OBJECTIVE — Each line from the start of the data below through the one containing "const seriesNames = ['cena" must be reproduced exactly.

INFORMATION PROVIDED —
+---+

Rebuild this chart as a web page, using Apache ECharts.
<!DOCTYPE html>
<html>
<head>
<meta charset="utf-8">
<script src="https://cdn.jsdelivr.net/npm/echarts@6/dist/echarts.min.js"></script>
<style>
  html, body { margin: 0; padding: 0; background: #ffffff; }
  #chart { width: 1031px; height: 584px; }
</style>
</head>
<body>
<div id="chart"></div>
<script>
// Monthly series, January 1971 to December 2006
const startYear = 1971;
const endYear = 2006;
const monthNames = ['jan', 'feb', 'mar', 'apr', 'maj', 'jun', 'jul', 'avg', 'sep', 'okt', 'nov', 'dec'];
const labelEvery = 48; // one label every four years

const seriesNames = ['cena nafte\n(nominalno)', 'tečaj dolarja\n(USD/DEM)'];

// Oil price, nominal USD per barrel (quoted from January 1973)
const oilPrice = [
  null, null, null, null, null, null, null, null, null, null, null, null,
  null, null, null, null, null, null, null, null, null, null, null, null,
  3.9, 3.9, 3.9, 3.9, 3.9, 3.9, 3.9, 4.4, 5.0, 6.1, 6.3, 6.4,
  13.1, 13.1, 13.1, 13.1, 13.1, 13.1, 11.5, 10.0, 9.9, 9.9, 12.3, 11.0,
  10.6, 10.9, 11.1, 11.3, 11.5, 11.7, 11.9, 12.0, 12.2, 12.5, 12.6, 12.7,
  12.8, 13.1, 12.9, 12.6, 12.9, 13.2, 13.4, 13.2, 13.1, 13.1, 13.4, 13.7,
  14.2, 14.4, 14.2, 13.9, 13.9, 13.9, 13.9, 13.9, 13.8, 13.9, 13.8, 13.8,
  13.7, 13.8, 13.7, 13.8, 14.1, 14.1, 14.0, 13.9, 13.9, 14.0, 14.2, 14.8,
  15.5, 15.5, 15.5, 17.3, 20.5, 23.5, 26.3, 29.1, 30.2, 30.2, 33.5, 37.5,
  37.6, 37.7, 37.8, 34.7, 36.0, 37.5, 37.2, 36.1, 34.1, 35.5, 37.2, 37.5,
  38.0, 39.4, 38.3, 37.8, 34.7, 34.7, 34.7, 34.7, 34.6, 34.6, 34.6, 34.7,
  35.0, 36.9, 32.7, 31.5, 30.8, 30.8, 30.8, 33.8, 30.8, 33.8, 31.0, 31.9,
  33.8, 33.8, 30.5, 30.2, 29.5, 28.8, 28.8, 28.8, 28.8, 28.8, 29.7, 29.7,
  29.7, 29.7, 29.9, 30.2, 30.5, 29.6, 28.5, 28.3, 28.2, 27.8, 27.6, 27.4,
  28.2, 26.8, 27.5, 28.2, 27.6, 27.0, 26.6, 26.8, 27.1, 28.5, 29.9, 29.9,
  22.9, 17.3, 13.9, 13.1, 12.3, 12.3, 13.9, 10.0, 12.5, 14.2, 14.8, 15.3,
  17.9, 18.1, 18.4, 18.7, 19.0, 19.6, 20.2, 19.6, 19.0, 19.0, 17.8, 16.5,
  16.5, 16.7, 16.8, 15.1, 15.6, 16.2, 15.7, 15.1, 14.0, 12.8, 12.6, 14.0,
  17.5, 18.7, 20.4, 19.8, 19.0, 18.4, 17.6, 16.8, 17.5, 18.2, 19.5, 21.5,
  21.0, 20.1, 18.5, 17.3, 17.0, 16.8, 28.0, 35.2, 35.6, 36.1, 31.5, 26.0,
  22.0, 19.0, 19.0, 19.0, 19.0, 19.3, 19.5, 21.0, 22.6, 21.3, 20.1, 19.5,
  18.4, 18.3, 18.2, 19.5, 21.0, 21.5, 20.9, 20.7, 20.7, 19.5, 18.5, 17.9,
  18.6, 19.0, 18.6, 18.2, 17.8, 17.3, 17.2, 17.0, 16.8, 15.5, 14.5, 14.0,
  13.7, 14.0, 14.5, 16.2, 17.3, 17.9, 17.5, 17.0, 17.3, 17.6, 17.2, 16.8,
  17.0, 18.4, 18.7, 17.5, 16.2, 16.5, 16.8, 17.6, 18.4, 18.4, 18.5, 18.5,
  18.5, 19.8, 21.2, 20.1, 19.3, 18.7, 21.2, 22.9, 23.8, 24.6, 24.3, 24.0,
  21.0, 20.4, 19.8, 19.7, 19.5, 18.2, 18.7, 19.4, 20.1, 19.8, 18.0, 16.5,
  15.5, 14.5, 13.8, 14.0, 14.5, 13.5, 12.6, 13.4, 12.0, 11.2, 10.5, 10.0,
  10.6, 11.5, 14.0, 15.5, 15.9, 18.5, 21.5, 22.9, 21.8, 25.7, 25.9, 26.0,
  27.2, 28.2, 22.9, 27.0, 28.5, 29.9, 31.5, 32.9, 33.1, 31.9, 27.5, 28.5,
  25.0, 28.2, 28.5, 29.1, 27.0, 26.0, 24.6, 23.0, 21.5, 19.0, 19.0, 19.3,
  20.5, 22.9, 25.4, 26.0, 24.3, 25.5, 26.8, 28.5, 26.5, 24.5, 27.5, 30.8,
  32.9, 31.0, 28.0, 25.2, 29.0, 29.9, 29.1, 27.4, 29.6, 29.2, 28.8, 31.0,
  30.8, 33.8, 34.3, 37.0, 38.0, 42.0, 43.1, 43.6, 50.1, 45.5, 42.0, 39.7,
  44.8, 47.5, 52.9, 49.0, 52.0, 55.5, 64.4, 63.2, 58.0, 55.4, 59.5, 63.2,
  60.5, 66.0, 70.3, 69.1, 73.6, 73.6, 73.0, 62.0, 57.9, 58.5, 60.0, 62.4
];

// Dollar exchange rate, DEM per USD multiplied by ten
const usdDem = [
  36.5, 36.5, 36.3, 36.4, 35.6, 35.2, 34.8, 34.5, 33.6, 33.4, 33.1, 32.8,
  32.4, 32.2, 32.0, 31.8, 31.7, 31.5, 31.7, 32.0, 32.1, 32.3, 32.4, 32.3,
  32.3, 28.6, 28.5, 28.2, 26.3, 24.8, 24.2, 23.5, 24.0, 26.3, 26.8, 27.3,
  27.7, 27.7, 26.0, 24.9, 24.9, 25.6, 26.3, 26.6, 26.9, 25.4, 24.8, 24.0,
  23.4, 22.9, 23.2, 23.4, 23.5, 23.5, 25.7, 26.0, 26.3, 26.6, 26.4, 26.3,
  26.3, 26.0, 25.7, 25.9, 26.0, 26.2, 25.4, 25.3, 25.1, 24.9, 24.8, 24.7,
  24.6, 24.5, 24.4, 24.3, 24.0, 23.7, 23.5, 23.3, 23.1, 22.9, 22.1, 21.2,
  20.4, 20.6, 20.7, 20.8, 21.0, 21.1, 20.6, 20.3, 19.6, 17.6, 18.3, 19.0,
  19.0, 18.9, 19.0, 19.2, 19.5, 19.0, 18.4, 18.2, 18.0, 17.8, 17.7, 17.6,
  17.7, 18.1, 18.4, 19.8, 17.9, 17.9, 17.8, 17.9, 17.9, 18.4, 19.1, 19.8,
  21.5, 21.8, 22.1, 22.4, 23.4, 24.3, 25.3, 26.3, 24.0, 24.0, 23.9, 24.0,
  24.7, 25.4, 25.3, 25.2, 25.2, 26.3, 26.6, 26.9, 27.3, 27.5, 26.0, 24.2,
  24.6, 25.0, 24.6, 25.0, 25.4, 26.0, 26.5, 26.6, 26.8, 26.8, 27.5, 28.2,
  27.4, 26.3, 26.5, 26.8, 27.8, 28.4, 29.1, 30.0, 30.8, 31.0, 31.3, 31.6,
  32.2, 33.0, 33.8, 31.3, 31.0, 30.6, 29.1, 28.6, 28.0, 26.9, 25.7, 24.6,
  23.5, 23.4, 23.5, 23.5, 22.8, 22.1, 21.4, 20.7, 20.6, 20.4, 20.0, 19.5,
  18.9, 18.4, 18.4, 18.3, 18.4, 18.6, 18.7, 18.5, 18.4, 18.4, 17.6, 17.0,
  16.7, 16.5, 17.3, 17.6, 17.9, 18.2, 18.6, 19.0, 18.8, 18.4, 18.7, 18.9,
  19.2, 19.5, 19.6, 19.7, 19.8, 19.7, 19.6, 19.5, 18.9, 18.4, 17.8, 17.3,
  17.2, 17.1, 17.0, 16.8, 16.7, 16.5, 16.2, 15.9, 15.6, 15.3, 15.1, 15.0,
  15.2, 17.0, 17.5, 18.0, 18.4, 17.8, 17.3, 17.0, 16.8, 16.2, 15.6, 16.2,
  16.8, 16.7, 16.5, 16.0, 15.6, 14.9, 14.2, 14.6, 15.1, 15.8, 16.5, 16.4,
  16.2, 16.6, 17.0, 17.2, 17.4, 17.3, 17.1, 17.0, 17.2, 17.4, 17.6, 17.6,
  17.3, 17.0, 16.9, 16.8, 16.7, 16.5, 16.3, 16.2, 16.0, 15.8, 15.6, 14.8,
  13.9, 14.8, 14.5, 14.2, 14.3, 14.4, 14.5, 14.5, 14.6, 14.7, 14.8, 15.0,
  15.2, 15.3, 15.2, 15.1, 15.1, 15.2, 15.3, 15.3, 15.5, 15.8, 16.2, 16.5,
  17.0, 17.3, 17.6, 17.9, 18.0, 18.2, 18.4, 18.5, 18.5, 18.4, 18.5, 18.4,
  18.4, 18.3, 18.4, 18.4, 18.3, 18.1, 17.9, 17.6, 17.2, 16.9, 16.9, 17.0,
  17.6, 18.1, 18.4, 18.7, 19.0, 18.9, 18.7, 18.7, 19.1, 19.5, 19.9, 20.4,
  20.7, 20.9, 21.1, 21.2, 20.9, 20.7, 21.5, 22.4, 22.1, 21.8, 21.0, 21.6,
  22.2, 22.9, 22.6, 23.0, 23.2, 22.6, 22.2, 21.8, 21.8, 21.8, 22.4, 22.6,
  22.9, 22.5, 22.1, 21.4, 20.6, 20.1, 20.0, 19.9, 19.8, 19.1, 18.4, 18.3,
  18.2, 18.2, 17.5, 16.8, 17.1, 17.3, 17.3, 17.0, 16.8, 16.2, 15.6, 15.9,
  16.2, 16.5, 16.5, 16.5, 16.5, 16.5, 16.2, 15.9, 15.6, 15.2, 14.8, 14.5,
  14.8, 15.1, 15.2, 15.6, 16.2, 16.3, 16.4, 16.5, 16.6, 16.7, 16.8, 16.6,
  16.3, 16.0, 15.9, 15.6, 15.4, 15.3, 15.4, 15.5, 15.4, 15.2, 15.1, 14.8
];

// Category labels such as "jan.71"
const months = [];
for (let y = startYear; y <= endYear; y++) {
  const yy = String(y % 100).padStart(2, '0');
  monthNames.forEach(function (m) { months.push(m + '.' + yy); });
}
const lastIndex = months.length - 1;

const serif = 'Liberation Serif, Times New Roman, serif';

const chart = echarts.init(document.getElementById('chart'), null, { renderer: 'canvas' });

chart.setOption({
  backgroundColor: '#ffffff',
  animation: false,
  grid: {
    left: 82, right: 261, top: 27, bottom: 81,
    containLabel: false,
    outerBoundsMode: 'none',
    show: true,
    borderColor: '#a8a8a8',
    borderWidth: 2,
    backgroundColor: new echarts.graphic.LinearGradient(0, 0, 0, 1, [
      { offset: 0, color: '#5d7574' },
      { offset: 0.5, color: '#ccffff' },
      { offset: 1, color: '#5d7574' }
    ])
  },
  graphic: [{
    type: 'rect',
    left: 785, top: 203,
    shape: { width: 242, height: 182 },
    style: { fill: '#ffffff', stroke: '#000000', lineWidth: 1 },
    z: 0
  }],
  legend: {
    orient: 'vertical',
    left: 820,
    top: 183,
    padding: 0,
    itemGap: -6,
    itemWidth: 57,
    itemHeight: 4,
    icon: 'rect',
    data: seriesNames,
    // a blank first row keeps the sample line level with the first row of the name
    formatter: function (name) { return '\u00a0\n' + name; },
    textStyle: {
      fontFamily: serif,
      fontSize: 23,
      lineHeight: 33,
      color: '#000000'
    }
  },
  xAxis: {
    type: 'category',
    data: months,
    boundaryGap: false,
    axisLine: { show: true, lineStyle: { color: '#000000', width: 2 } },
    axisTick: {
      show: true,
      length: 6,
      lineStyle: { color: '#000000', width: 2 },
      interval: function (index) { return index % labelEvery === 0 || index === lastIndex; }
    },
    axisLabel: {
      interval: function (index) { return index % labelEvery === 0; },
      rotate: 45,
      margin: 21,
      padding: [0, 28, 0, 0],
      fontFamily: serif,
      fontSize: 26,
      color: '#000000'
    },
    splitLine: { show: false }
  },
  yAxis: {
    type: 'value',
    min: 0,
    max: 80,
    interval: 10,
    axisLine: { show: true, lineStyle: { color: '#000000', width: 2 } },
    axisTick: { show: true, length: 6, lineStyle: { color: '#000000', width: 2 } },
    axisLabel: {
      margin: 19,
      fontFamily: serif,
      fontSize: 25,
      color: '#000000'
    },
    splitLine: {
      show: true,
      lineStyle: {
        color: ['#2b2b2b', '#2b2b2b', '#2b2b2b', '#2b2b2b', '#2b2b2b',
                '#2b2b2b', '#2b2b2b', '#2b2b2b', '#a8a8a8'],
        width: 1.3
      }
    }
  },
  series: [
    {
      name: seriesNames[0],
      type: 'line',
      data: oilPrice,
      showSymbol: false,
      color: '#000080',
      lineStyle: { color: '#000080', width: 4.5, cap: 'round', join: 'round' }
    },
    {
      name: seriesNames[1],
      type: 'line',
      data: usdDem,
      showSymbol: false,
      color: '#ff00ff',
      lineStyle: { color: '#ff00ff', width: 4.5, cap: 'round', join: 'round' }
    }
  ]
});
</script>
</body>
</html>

+---+

FULL RESPONSE —
Rebuild this chart as a web page, using Apache ECharts.
<!DOCTYPE html>
<html>
<head>
<meta charset="utf-8">
<script src="https://cdn.jsdelivr.net/npm/echarts@6/dist/echarts.min.js"></script>
<style>
  html, body { margin: 0; padding: 0; background: #ffffff; }
  #chart { width: 1031px; height: 584px; }
</style>
</head>
<body>
<div id="chart"></div>
<script>
// Monthly series, January 1971 to December 2006
const startYear = 1971;
const endYear = 2006;
const monthNames = ['jan', 'feb', 'mar', 'apr', 'maj', 'jun', 'jul', 'avg', 'sep', 'okt', 'nov', 'dec'];
const labelEvery = 48; // one label every four years

const seriesNames = ['cena nafte\n(nominalno)', 'tečaj dolarja\n(USD/DEM)'];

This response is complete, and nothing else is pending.